Unconscious Motivation: The real me is unlovable, so I will do anything
to get you to love the mask I wear. Unfortunately that makes me angry to have to
do all that, so I have to get revenge on you at the same time that I take your
love.
TV Character: Bette Midler,
Jack
Movie: Mommy Dearest
Theme Song:
You are the Wind Beneath my Wings
How to Deal with: Draw firm boundaries. Give them attention when you can.
Don't be seduced.
How to Heal: The
woman
at the well. Jesus said God was seeking her and that she would change from
an empty well to a fountain.
I have the power to drive you crazy:
the Borderline Personality
1. Impulsive: he might decide to move out of state.
2. Has attempted suicide--usually in a dramatic way.
3. Never asks for her needs to be met, but throws a temper tantrum that you did
not know what her needs were beforehand
.
4. No matter what you choose you lose: If you buy me flowers, I'll ask where the
chocolates are. If you buy me chocolates, I'll ask where the flowers are. If you
buy me both flowers and chocolates, I'll ask you why you never did this before.
5. Loves to be the Victim and get everyone to feel sorry for him and Rescue him
from the big mean Boundary Enforcers.
6. Has addictions to porn or alcohol.
7. Gets into intense relationships with people that inevitably blow up in one's
face.
Core issue: Overwhelming abandonment feelings arising from severe (often
sexual) abuse in childhood.
Movie:
Fatal Attraction
Theme Song:
Hit the Road Jack
How to Deal with: Draw firm boundaries. Don't get drawn in by the
suicide/catastrophe language. This person lives on being a Victim to be Rescued.
Never rescue this person, ever. Always have witnesses present.

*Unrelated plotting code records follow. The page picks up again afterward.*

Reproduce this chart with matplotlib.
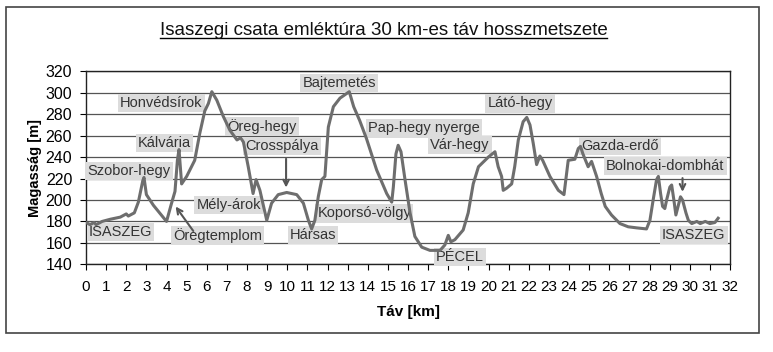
## elevation profile of the Isaszeg 30 km hike
import matplotlib
matplotlib.use("Agg")
import matplotlib.pyplot as plt
from matplotlib.patches import Rectangle
from matplotlib.lines import Line2D

plt.rcParams['font.family'] = ['Liberation Sans', 'DejaVu Sans']

## distance [km] and height [m]
tav = [0, 0.2, 0.4, 0.5, 0.8, 1.2, 1.7, 2.0, 2.1, 2.4, 2.6, 2.82, 2.88, 3.0, 3.35,
       4.0, 4.25, 4.42, 4.54, 4.62, 4.75, 5.0, 5.4, 5.65, 5.9, 6.08, 6.25, 6.5,
       6.82, 7.15, 7.5, 7.68, 7.82, 8.06, 8.3, 8.45, 8.64, 8.98, 9.22, 9.55, 9.97,
       10.47, 10.8, 11.05, 11.21, 11.37, 11.54, 11.71, 11.87, 12.04, 12.29, 12.62,
       13.08, 13.3, 13.6, 13.94, 14.44, 14.94, 15.19, 15.27, 15.4, 15.51, 15.65,
       15.85, 16.1, 16.34, 16.68, 17.09, 17.59, 17.83, 18.0, 18.13, 18.33, 18.74,
       18.99, 19.24, 19.5, 19.99, 20.32, 20.48, 20.65, 20.73, 20.9, 21.15, 21.3,
       21.48, 21.72, 21.9, 22.06, 22.22, 22.39, 22.55, 22.69, 23.05, 23.47, 23.75,
       23.96, 24.29, 24.46, 24.57, 24.69, 24.95, 25.12, 25.37, 25.6, 25.8, 26.11,
       26.53, 26.94, 27.36, 27.85, 28.02, 28.18, 28.35, 28.44, 28.55, 28.65, 28.76,
       28.85, 29.01, 29.1, 29.21, 29.31, 29.42, 29.54, 29.64, 29.81, 29.93, 30.1,
       30.35, 30.52, 30.77, 31.0, 31.25, 31.41]
magassag = [179, 177, 179, 177, 180, 182, 184, 187, 185, 188, 198, 218, 221, 205, 195,
            180, 197, 208, 237, 247, 215, 222, 237, 262, 283, 290, 301, 293,
            278, 265, 256, 258, 254, 231, 206, 219, 209, 181, 197, 205, 207,
            205, 197, 181, 173, 181, 203, 219, 222, 268, 287, 295,
            301, 287, 274, 257, 228, 206, 198, 212, 243, 251, 245,
            219, 188, 166, 156, 153, 153, 158, 167, 161, 163, 172,
            188, 215, 231, 240, 245, 231, 222, 209, 211, 215, 231,
            256, 273, 277, 270, 253, 233, 241, 237, 222, 209, 205,
            237, 238, 248, 250, 243, 231, 236, 222, 206, 194, 186,
            178, 175, 174, 173, 181, 200, 219, 222, 206, 194, 192,
            200, 212, 214, 200, 186, 194, 203, 200, 188, 181, 178,
            180, 178, 180, 178, 179, 183]

## place names (label, km, m)
nevek = ["Honvédsírok", "Kálvária", "Szobor-hegy", "ISASZEG", "Öregtemplom",
         "Mély-árok", "Öreg-hegy", "Crosspálya", "Hársas", "Koporsó-völgy",
         "Bajtemetés", "Pap-hegy nyerge", "Vár-hegy", "PÉCEL", "Látó-hegy",
         "Gazda-erdő", "Bolnokai-dombhát", "ISASZEG"]
nev_x = [3.73, 3.9, 2.14, 1.71, 6.53, 7.1, 8.74, 9.74, 11.28, 13.83,
         12.57, 16.8, 18.58, 18.58, 21.56, 26.53, 28.79, 30.2]
nev_y = [290.4, 253, 227, 170.4, 166.7, 195.3, 268.3, 250.6, 167.3, 187.5,
         309.3, 266.8, 251.2, 147, 290, 250.3, 231.7, 167.3]

fig = plt.figure(figsize=(7.73, 3.52), dpi=100)
ax = fig.add_axes([0.1113, 0.2491, 0.8331, 0.5483])

## frame round the whole chart
fig.add_artist(Rectangle((0.0078, 0.054), 0.974, 0.925, transform=fig.transFigure,
                         fill=False, edgecolor='#444444', linewidth=1.2))

ax.plot(tav, magassag, color='#6e6e6e', linewidth=2.2, zorder=4)

for n, x, y in zip(nevek, nev_x, nev_y):
    ax.text(x, y, n, ha='center', va='center', fontsize=10.5, color='#333333', zorder=3,
            bbox=dict(boxstyle='square,pad=0.15', facecolor='#dcdcdc', edgecolor='none'))

## arrows
ax.annotate("", xy=(4.37, 196), xytext=(5.41, 169),
            arrowprops=dict(arrowstyle='->', color='#555555', lw=1.5), zorder=5)
ax.annotate("", xy=(9.94, 209), xytext=(9.94, 241),
            arrowprops=dict(arrowstyle='->', color='#555555', lw=1.5), zorder=5)
ax.annotate("", xy=(29.64, 205), xytext=(29.64, 223),
            arrowprops=dict(arrowstyle='->', color='#555555', lw=1.5), zorder=5)

ax.set_xlim(0, 32)
ax.set_ylim(140, 320)
ax.set_xticks(range(0, 33))
ax.set_yticks(range(140, 321, 20))
ax.grid(axis='y', color='#555555', linewidth=0.9)
ax.set_axisbelow(True)
ax.tick_params(axis='x', labelsize=11, length=4, pad=7)
ax.tick_params(axis='y', labelsize=11.5, length=4, pad=6)
for s in ax.spines.values():
    s.set_color('#222222')
    s.set_linewidth(1.0)

## title with underline
fig.text(0.496, 1 - 35 / 352, "Isaszegi csata emléktúra 30 km-es táv hosszmetszete",
         ha='center', va='baseline', fontsize=13.5, color='#111111')
fig.add_artist(Line2D([160 / 773, 607 / 773], [1 - 37.5 / 352, 1 - 37.5 / 352],
                      transform=fig.transFigure, color='black', linewidth=1.0))

fig.text(35 / 773, 1 - 168 / 352, "Magasság [m]", rotation=90, ha='center', va='center',
         fontsize=10.5, fontweight='bold')
fig.text(408 / 773, 1 - 312 / 352, "Táv [km]", ha='center', va='center',
         fontsize=11, fontweight='bold')

fig.savefig("out.png", dpi=100)
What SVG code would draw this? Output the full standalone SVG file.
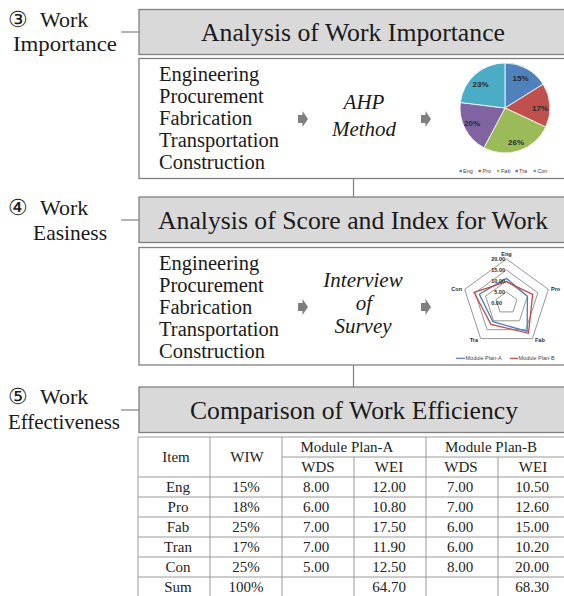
<svg xmlns="http://www.w3.org/2000/svg" width="564" height="596" viewBox="0 0 564 596">
  <defs>
    <style>
      .bg { fill: #ffffff; }
      .head { fill: #d9d9d9; stroke: #808080; stroke-width: 1.3; }
      .panel { fill: #ffffff; stroke: #808080; stroke-width: 1.3; }
      .link { fill: none; stroke: #808080; stroke-width: 1.2; }
      .arrow { fill: #7f7f7f; }
      .pielbl { font-family: "Liberation Sans", Arial, sans-serif; font-weight: bold; font-size: 8px; text-anchor: middle; fill: #2a2a2a; }
      .legend { font-family: "Liberation Sans", Arial, sans-serif; font-size: 5.5px; fill: #444444; }
      .slice { stroke: #ffffff; stroke-width: 0.8; }
      .ring { fill: none; stroke: #8a8a8a; stroke-width: 0.9; }
      .axis { font-family: "Liberation Sans", Arial, sans-serif; font-weight: bold; font-size: 5.5px; text-anchor: end; fill: #2a2a2a; }
      .vertex { font-family: "Liberation Sans", Arial, sans-serif; font-weight: bold; font-size: 5.5px; fill: #2a2a2a; }
      .grid { stroke: #9a9a9a; stroke-width: 1; fill: none; }
      .cell { font-family: "Liberation Serif", "Times New Roman", serif; font-size: 15px; fill: #222222; text-anchor: middle; }
    </style>
    <path id="blockArrow" d="M0,-4 H4.5 V-8 L10,0 L4.5,8 V4 H0 Z"/>
  </defs>

  <rect class="bg" x="0" y="0" width="564" height="596"/>

  <!-- connectors between the stages and from the step labels -->
  <g id="connectors">
    <line class="link" x1="121" y1="32" x2="139" y2="32"/>
    <line class="link" x1="121" y1="220" x2="139" y2="220"/>
    <line class="link" x1="121" y1="410" x2="139" y2="410"/>
    <line class="link" x1="353.5" y1="178.5" x2="353.5" y2="197"/>
    <line class="link" x1="353.5" y1="365" x2="353.5" y2="387"/>
  </g>

  <!-- step 3 -->
  <g id="step3-label" style="font-family:'Liberation Serif','Times New Roman',serif;font-size:22px;fill:#1a1a1a">
    <text y="26.5"><tspan x="8">③</tspan><tspan x="40">Work</tspan></text>
    <text x="13" y="51" textLength="104" lengthAdjust="spacingAndGlyphs">Importance</text>
  </g>
  <g id="step3-header">
    <rect class="head" x="139" y="9.5" width="440" height="45"/>
    <text x="353" y="40.5" textLength="304" lengthAdjust="spacingAndGlyphs" style="font-family:'Liberation Serif','Times New Roman',serif;font-size:25px;text-anchor:middle;fill:#1a1a1a">Analysis of Work Importance</text>
  </g>
  <g id="step3-body">
    <rect class="panel" x="139" y="58.5" width="440" height="120"/>
    <g style="font-family:'Liberation Serif','Times New Roman',serif;font-size:20.5px;fill:#1a1a1a">
      <text x="159" y="81">Engineering</text>
      <text x="159" y="103">Procurement</text>
      <text x="159" y="125">Fabrication</text>
      <text x="159" y="147">Transportation</text>
      <text x="159" y="169">Construction</text>
    </g>
    <use href="#blockArrow" class="arrow" x="298" y="119"/>
    <g style="font-family:'Liberation Serif','Times New Roman',serif;font-size:21px;font-style:italic;text-anchor:middle;fill:#1a1a1a">
      <text x="364" y="109">AHP</text>
      <text x="364" y="136">Method</text>
    </g>
    <use href="#blockArrow" class="arrow" x="421" y="119"/>
  </g>

  <!-- pie chart of work importance -->
  <g id="pie-chart">
    <path class="slice" fill="#4f81bd" d="M505,108 L505,63 A45,45 0 0 1 543.16,84.15 Z"/>
    <path class="slice" fill="#c0504d" d="M505,108 L543.16,84.15 A45,45 0 0 1 545.78,127.02 Z"/>
    <path class="slice" fill="#9bbb59" d="M505,108 L545.78,127.02 A45,45 0 0 1 483.87,147.73 Z"/>
    <path class="slice" fill="#8064a2" d="M505,108 L483.87,147.73 A45,45 0 0 1 460.34,102.51 Z"/>
    <path class="slice" fill="#4bacc6" d="M505,108 L460.34,102.51 A45,45 0 0 1 505,63 Z"/>
    <g class="pielbl">
      <text x="520.5" y="81">15%</text>
      <text x="540" y="110.5">17%</text>
      <text x="516" y="145">26%</text>
      <text x="472" y="126">20%</text>
      <text x="480.5" y="87">23%</text>
    </g>
    <g class="legend">
      <rect x="459.5" y="169.8" width="2.4" height="2.4" fill="#4f81bd"/>
      <text x="463" y="173">Eng</text>
      <rect x="478.5" y="169.8" width="2.4" height="2.4" fill="#c0504d"/>
      <text x="482.5" y="173">Pro</text>
      <rect x="497" y="169.8" width="2.4" height="2.4" fill="#9bbb59"/>
      <text x="501" y="173">Fab</text>
      <rect x="515.5" y="169.8" width="2.4" height="2.4" fill="#8064a2"/>
      <text x="519" y="173">Tra</text>
      <rect x="533.5" y="169.8" width="2.4" height="2.4" fill="#4bacc6"/>
      <text x="537.3" y="173">Con</text>
    </g>
  </g>

  <!-- step 4 -->
  <g id="step4-label" style="font-family:'Liberation Serif','Times New Roman',serif;font-size:22px;fill:#1a1a1a">
    <text y="215"><tspan x="8">④</tspan><tspan x="40">Work</tspan></text>
    <text x="33" y="240" textLength="74" lengthAdjust="spacingAndGlyphs">Easiness</text>
  </g>
  <g id="step4-header">
    <rect class="head" x="139" y="197" width="440" height="45.5"/>
    <text x="353" y="228.5" textLength="390" lengthAdjust="spacingAndGlyphs" style="font-family:'Liberation Serif','Times New Roman',serif;font-size:25px;text-anchor:middle;fill:#1a1a1a">Analysis of Score and Index for Work</text>
  </g>
  <g id="step4-body">
    <rect class="panel" x="139" y="247.5" width="440" height="117.5"/>
    <g style="font-family:'Liberation Serif','Times New Roman',serif;font-size:20.5px;fill:#1a1a1a">
      <text x="159" y="270">Engineering</text>
      <text x="159" y="292">Procurement</text>
      <text x="159" y="314">Fabrication</text>
      <text x="159" y="336">Transportation</text>
      <text x="159" y="358">Construction</text>
    </g>
    <use href="#blockArrow" class="arrow" x="298" y="307"/>
    <g style="font-family:'Liberation Serif','Times New Roman',serif;font-size:21px;font-style:italic;text-anchor:middle;fill:#1a1a1a">
      <text x="363" y="287">Interview</text>
      <text x="364" y="310">of</text>
      <text x="363" y="333">Survey</text>
    </g>
    <use href="#blockArrow" class="arrow" x="421" y="307"/>
  </g>

  <!-- radar chart of work easiness -->
  <g id="radar-chart">
    <polygon class="ring" points="506.5,259 548.35,289.4 532.36,338.6 480.64,338.6 464.65,289.4"/>
    <polygon class="ring" points="506.5,270 537.89,292.8 525.9,329.7 487.1,329.7 475.11,292.8"/>
    <polygon class="ring" points="506.5,281 527.42,296.2 519.43,320.8 493.57,320.8 485.58,296.2"/>
    <polygon class="ring" points="506.5,292 516.96,299.6 512.97,311.9 500.03,311.9 496.04,299.6"/>
    <polygon fill="none" stroke="#4a7ebb" stroke-width="1.3" points="506.5,278.4 527.42,296.2 527.19,331.48 492.92,321.69 479.3,294.16"/>
    <polygon fill="none" stroke="#be4b48" stroke-width="1.3" points="506.5,281.7 532.65,294.5 528.48,333.26 490.98,324.36 474.07,292.46"/>
    <g class="axis">
      <text x="505" y="261">20.00</text>
      <text x="505" y="272">15.00</text>
      <text x="505" y="283">10.00</text>
      <text x="505" y="294">5.00</text>
      <text x="502" y="305">0.00</text>
    </g>
    <g class="vertex">
      <text x="506.5" y="256" text-anchor="middle">Eng</text>
      <text x="551" y="291">Pro</text>
      <text x="535" y="342">Fab</text>
      <text x="478" y="342" text-anchor="end">Tra</text>
      <text x="462" y="291" text-anchor="end">Con</text>
    </g>
    <g class="legend">
      <line x1="456" y1="358.3" x2="465" y2="358.3" stroke="#4a7ebb" stroke-width="1.2"/>
      <text x="465.5" y="360.2">Module Plan-A</text>
      <line x1="510" y1="358.3" x2="518" y2="358.3" stroke="#be4b48" stroke-width="1.2"/>
      <text x="518.5" y="360.2">Module Plan-B</text>
    </g>
  </g>

  <!-- step 5 -->
  <g id="step5-label" style="font-family:'Liberation Serif','Times New Roman',serif;font-size:22px;fill:#1a1a1a">
    <text y="404"><tspan x="8">⑤</tspan><tspan x="40">Work</tspan></text>
    <text x="8" y="428.5" textLength="112" lengthAdjust="spacingAndGlyphs">Effectiveness</text>
  </g>
  <g id="step5-header">
    <rect class="head" x="139" y="387" width="440" height="45.5"/>
    <text x="354" y="418.5" textLength="328" lengthAdjust="spacingAndGlyphs" style="font-family:'Liberation Serif','Times New Roman',serif;font-size:25px;text-anchor:middle;fill:#1a1a1a">Comparison of Work Efficiency</text>
  </g>

  <!-- work efficiency table -->
  <g id="efficiency-table">
    <rect x="138" y="437" width="440" height="160" fill="#ffffff"/>
    <g class="grid">
      <line x1="138" y1="437" x2="578" y2="437"/>
      <line x1="282" y1="457" x2="578" y2="457"/>
      <line x1="138" y1="477" x2="578" y2="477"/>
      <line x1="138" y1="497" x2="578" y2="497"/>
      <line x1="138" y1="517" x2="578" y2="517"/>
      <line x1="138" y1="537" x2="578" y2="537"/>
      <line x1="138" y1="557" x2="578" y2="557"/>
      <line x1="138" y1="577" x2="578" y2="577"/>
      <line x1="138" y1="437" x2="138" y2="597"/>
      <line x1="210" y1="437" x2="210" y2="597"/>
      <line x1="282" y1="437" x2="282" y2="597"/>
      <line x1="354" y1="457" x2="354" y2="597"/>
      <line x1="426" y1="437" x2="426" y2="597"/>
      <line x1="498" y1="457" x2="498" y2="597"/>
    </g>
    <g class="cell">
      <text x="176" y="462">Item</text>
      <text x="247" y="462">WIW</text>
      <text x="347" y="452">Module Plan-A</text>
      <text x="491" y="452">Module Plan-B</text>
      <text x="318" y="472">WDS</text>
      <text x="389" y="472">WEI</text>
      <text x="461" y="472">WDS</text>
      <text x="533" y="472">WEI</text>

      <text x="178" y="492">Eng</text>
      <text x="246" y="492">15%</text>
      <text x="316" y="492">8.00</text>
      <text x="389" y="492">12.00</text>
      <text x="460" y="492">7.00</text>
      <text x="532" y="492">10.50</text>

      <text x="178" y="512">Pro</text>
      <text x="246" y="512">18%</text>
      <text x="316" y="512">6.00</text>
      <text x="389" y="512">10.80</text>
      <text x="460" y="512">7.00</text>
      <text x="532" y="512">12.60</text>

      <text x="178" y="532">Fab</text>
      <text x="246" y="532">25%</text>
      <text x="316" y="532">7.00</text>
      <text x="389" y="532">17.50</text>
      <text x="460" y="532">6.00</text>
      <text x="532" y="532">15.00</text>

      <text x="178" y="552">Tran</text>
      <text x="246" y="552">17%</text>
      <text x="316" y="552">7.00</text>
      <text x="389" y="552">11.90</text>
      <text x="460" y="552">6.00</text>
      <text x="532" y="552">10.20</text>

      <text x="178" y="572">Con</text>
      <text x="246" y="572">25%</text>
      <text x="316" y="572">5.00</text>
      <text x="389" y="572">12.50</text>
      <text x="460" y="572">8.00</text>
      <text x="532" y="572">20.00</text>

      <text x="178" y="592">Sum</text>
      <text x="246" y="592">100%</text>
      <text x="389" y="592">64.70</text>
      <text x="532" y="592">68.30</text>
    </g>
  </g>
</svg>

How to Heal: Needs a professional stable boundaried relationship for 2 to
5 years. The professional needs to have had years of experience.
Stay away from me:
the Avoidant Personality
1. A loner.
2. Odd or eccentric.
3. Does not enjoy talking to people or sharing intimate joys and concerns.
Core issue: Severe abuse in childhood makes this person expect everyone
to be dangerous.
Theme Song:
I am a
Rock by Simon and Garfunkel,
Eleanor Rigby by the
Beatles.
How to Deal with: Leave them alone. Respect the boundaries they set. Let
them know you are available and gentle.
I smile when people suffer:
the Antisocial Personality
1. Extreme narcissist. Needs attention and extreme obedience all the time.
2.
Sadistic: Gets a little grin on his face when announcing sad news. Enjoys
others' pain.
3. Loves to control others, just for the sake of control.
Core Issue: Almost no tenderness or empathy as a child.
TV character:
Ben on Lost
Movie: No Country
for Old Men
How to Deal with:
Dangerous to deal with. Don't oppose this person openly. Guerilla warfare. Jump
out of the bushes, fire off a few rounds, run and hide. Flatter them.
Combos:
You may find that you know people who have
lots of these symptoms, but don't fit into any one category. These people still
belong on this page, but are a combination of several symptoms.